FedMRL demonstrates 8.48% accuracy improvement versus state-of-the-art baseline and 24.94% vs. the best mutual learning baseline in federated tasks (Yi et al., 2024).

6. Adaptability, Interpretability, and Practical Implications

MMR approaches incorporate mechanisms for dynamic adaptation and improved transparency:

Sparsity Control and Few-Shot Adaptation: Alignment mechanisms (e.g., top- $k$ /top- $p$ ) in AligneR are adapted per task, with only a handful of labeled examples guiding optimal alignment budget selection (Qian et al., 2022).
Salience-Based Pruning: Efficient entropy-regularized learning identifies and prunes low-importance tokens, minimizing vector footprint while maintaining effectiveness (Qian et al., 2022).
Interpretability: Token-level alignments and groupings provide explicit, inspectable rationales for retrieval and matching, aiding debugging and trust in system predictions (Qian et al., 2022).
Hierarchical Retrieval Control: Deployments can modulate retrieval fidelity (number of vectors used) in real time, blending coarse and fine matching as required by downstream latency or index constraints (Xiao et al., 22 Sep 2025).

7. Connections, Limitations, and Future Research

Matryoshka Multi-Vector Retrieval advances the representational and operational flexibility of neural IR systems and provides an encompassing view that unifies architectural choices such as generative, sparse, and multi-modal retrieval under alignment-based multi-vector scoring (Wu et al., 2024). As MMR techniques propagate, challenges include balancing memory efficiency against the risk of compressing away crucial fine-grained information, tuning alignment heuristics for diverse data types, and integrating with emerging modalities or federated regimes.

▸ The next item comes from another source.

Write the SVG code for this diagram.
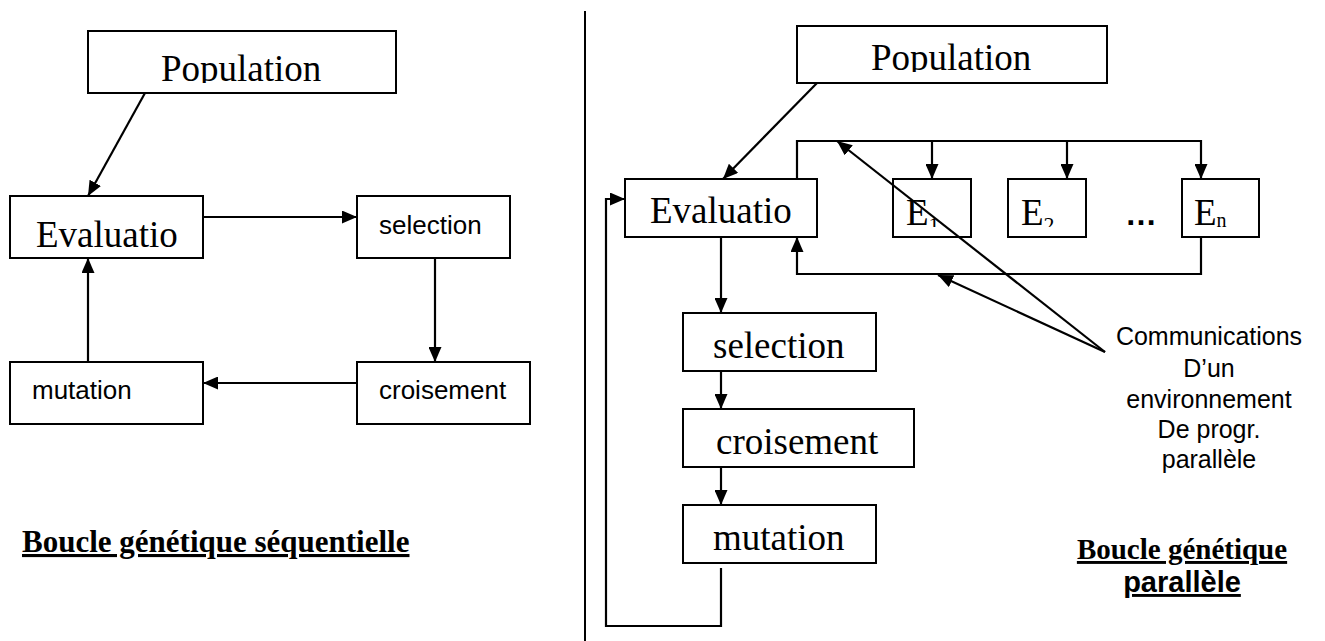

A plausible implication is that future MMR research will focus on:

Jointly optimizing multi-modal and multi-granular vector hierarchies for real-world, heterogeneous retrieval scenarios.
Developing end-to-end adaptive mechanisms for hierarchical alignment learning and dynamic vector pruning.
Extending Matryoshka principles to pausing and resuming retrieval at different coarse-to-fine granularity levels, both for resource-aware and hybrid generative systems.

MMR frameworks represent an overview of late-interaction efficiency, alignment-based expressiveness, and adaptive, hierarchical vector organization, enabling scalable, accurate, and interpretable retrieval across text, image, and distributed federated settings.